**Data block**
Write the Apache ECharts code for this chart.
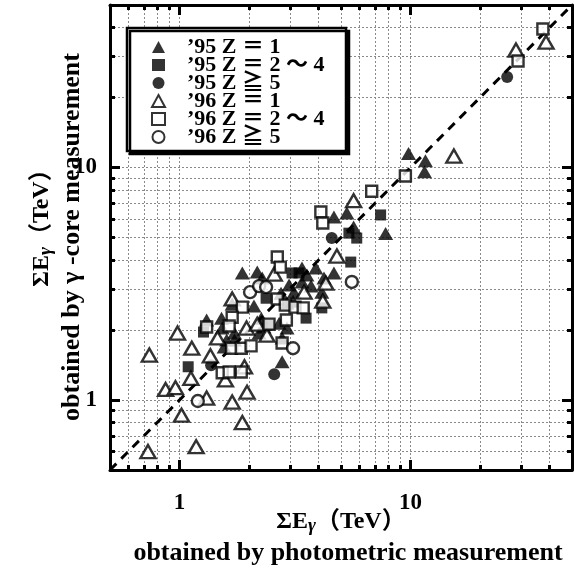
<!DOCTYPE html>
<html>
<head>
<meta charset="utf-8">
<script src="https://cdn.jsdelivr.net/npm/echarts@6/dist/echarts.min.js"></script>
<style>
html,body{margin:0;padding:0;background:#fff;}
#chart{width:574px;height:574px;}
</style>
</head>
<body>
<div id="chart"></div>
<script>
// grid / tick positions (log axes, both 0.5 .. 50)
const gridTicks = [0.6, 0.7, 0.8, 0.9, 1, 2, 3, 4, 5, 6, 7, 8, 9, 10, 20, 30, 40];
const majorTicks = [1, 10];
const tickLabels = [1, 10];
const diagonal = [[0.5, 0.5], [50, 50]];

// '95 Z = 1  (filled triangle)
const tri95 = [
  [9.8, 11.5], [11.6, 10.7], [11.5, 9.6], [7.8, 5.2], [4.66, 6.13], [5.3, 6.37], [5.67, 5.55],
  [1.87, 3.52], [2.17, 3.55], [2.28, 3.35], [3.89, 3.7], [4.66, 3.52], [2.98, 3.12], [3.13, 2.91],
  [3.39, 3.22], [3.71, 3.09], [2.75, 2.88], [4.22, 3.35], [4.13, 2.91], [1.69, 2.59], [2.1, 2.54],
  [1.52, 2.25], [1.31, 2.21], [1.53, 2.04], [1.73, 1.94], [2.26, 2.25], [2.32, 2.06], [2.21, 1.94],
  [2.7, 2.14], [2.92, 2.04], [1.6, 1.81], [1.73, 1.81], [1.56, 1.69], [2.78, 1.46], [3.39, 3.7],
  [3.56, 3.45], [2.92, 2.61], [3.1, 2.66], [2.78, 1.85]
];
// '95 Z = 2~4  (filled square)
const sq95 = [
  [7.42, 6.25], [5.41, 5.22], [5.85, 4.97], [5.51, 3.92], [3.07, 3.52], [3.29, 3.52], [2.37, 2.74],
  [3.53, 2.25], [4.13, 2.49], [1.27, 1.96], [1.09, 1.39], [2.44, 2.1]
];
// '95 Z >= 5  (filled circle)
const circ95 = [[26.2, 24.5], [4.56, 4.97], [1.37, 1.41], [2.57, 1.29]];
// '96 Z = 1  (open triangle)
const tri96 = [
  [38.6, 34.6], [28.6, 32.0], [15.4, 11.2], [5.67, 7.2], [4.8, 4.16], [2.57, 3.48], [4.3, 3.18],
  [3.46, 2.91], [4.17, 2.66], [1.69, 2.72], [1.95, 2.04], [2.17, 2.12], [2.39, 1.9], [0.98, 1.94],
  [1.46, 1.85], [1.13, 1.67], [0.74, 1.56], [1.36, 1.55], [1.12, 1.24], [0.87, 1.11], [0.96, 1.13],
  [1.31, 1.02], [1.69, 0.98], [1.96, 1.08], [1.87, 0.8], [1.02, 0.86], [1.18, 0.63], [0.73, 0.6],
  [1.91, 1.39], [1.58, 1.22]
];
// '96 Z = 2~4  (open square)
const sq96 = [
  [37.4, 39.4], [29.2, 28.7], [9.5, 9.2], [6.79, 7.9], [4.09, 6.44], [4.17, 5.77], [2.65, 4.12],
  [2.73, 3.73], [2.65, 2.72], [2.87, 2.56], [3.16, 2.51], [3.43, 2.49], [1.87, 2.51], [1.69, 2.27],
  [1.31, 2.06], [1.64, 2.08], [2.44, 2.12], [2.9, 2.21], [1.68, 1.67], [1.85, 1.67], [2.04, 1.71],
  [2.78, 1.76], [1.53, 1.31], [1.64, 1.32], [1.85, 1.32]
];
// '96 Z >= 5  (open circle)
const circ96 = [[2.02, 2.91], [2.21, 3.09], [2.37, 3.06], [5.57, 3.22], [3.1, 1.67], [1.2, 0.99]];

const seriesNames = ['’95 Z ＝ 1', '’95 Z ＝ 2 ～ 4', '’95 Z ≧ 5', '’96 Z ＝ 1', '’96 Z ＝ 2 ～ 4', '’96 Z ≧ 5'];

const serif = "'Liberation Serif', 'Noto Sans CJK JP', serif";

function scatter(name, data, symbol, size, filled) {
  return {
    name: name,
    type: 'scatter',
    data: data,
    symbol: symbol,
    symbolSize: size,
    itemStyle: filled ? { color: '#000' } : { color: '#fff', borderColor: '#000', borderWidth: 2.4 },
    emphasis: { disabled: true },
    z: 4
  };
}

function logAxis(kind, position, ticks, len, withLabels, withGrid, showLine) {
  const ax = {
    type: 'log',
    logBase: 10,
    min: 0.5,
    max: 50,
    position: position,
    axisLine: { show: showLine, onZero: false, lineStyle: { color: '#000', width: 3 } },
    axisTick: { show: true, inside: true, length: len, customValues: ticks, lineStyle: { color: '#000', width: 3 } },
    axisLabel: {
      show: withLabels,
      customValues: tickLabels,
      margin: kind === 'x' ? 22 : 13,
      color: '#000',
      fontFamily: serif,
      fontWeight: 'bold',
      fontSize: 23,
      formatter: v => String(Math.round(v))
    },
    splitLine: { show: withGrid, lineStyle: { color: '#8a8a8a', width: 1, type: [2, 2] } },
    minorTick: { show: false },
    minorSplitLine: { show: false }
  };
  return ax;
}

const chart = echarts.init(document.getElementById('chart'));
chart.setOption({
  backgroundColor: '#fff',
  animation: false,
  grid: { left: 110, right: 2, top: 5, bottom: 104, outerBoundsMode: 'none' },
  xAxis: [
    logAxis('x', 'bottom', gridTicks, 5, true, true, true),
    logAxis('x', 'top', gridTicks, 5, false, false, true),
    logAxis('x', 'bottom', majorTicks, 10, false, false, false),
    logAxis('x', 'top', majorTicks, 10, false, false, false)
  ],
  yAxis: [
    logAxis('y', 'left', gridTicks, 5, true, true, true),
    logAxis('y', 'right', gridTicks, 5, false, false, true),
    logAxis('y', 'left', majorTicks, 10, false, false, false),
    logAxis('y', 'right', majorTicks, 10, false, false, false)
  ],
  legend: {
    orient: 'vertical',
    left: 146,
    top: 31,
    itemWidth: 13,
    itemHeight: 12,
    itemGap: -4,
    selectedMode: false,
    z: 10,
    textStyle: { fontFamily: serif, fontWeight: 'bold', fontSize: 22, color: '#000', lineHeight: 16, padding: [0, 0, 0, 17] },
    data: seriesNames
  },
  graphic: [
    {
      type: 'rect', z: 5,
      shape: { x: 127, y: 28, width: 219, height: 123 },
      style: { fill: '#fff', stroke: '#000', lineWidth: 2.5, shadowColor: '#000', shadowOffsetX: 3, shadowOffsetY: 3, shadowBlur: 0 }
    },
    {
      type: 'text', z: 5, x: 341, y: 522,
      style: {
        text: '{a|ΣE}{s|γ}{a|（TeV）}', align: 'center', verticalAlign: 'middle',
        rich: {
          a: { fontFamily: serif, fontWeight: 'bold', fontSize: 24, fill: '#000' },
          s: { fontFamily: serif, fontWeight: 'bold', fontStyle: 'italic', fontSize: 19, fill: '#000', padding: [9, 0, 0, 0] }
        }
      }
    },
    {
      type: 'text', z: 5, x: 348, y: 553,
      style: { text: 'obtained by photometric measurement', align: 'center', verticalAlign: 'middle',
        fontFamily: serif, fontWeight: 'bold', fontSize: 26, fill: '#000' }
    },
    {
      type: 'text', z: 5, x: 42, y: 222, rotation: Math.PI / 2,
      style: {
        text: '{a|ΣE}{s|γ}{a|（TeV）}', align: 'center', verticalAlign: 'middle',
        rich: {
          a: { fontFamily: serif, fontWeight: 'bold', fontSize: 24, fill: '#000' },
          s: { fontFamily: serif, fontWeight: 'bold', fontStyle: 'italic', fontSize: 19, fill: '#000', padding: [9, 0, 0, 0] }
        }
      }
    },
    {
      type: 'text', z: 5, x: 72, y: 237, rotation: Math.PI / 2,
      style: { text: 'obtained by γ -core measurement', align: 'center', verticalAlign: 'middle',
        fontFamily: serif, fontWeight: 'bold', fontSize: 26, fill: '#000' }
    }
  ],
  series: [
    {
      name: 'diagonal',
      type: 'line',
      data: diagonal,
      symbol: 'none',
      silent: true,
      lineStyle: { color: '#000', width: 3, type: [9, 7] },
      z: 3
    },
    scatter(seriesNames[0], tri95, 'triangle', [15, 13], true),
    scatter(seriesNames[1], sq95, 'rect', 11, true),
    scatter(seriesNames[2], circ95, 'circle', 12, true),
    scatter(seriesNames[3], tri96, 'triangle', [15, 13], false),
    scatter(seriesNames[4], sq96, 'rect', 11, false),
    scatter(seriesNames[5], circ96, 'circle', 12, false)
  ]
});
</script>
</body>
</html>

**Work to do**
Repeat exactly and only the lines from the start of the data above through the line that holds "const diagonal = [[0.5, 0.5], [50, 50]];", inclusive. Pictures do not belong in the copy.

**Completed task**
Write the Apache ECharts code for this chart.
<!DOCTYPE html>
<html>
<head>
<meta charset="utf-8">
<script src="https://cdn.jsdelivr.net/npm/echarts@6/dist/echarts.min.js"></script>
<style>
html,body{margin:0;padding:0;background:#fff;}
#chart{width:574px;height:574px;}
</style>
</head>
<body>
<div id="chart"></div>
<script>
// grid / tick positions (log axes, both 0.5 .. 50)
const gridTicks = [0.6, 0.7, 0.8, 0.9, 1, 2, 3, 4, 5, 6, 7, 8, 9, 10, 20, 30, 40];
const majorTicks = [1, 10];
const tickLabels = [1, 10];
const diagonal = [[0.5, 0.5], [50, 50]];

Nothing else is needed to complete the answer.